JAMESTOWN, N.Y. – Barbi Price from Jamestown High School has been named the 2022 College Connections Teacher of the Year by SUNY Jamestown Community College. Price, who retired in June, taught public speaking to her students through the College Connections high school program.
Each year College Connections recognizes a teacher who best exemplifies the core program standards. Price was chosen from among more than 200 teachers from 38 partner high schools and BOCES centers who taught during the 2021-2022 academic year.

College Connections Teacher
of the Year.
“Student evaluations from Barbi’s courses are consistently excellent,” said Jade Barber, director of high school partnerships at JCC. “She brings a lot of energy and enthusiasm to the classroom, igniting a fire in her students. It’s evident that she has cultivated a caring and respectful environment that the students recognize and value.”
JCC has offered concurrent enrollment courses to qualified high school juniors and seniors through the College Connections program since 1998. The courses, taught in partner high schools by JCC-approved teachers, allow students to earn both high school and college credit.
Price was nominated for the award by Simone Sellstrom, director of media, visual, and performing arts and coordinator of communication for JCC, and College Connections faculty liaison for communication.
“Barbi is an outstanding instructor," Sellstrom said. "She continues to maintain the rigor and quality expected of a college classroom across all courses she teaches. She is innovative, caring, and engages students. Her students will enthusiastically tell you what a difference she has made in their lives. We are fortunate to have an educator like Barbi in our community.”
Price’s career in education spans 48 years. She taught at Jamestown Public Schools beginning in 1979. Price also served as a humanities adjunct instructor at JCC.
"I loved teaching because I kept learning and I adored my students," Price said. “College Connections seems to be the perfect vehicle for introducing motivated high school students to college course content. Students get college credit for the courses that they complete in high school, and, hopefully, that helps them out in a multitude of ways: either by getting them into a college, by showing that they are capable of handling a college workload, by lightening their college schedule, or by allowing them to skip some general education requirements. It’s a win-win situation for many high-achieving high school students.”

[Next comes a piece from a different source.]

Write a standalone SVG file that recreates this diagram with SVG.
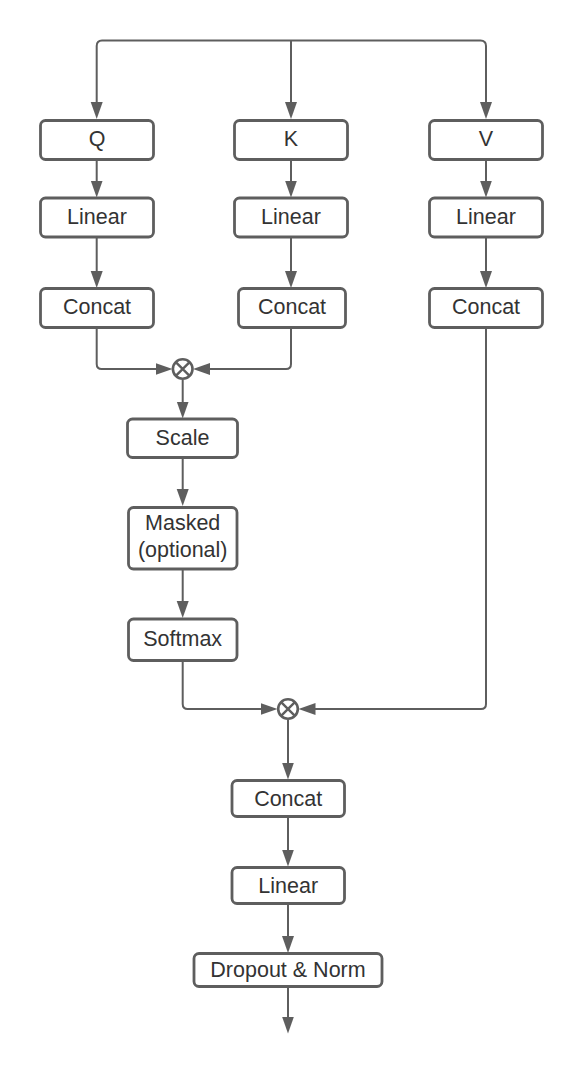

According to Dana Williams, principal at Jamestown High School, students were always excited to take public speaking with Price.
“I truly believe it allowed them to develop poise and confidence that assisted them greatly as they moved through their educational and employment careers," Williams said. "She also would actively work with any student who was preparing for a big speaking engagement, including our valedictorians and salutatorians each year, prior to commencement. Barbi has always been a teacher who students count as one of their absolute favorites, and her influence continues with them long after high school.”
During the 2021-2022 academic year College Connections offered 68 different credit courses in 38 area high schools, serving more than 2,300 students across the region.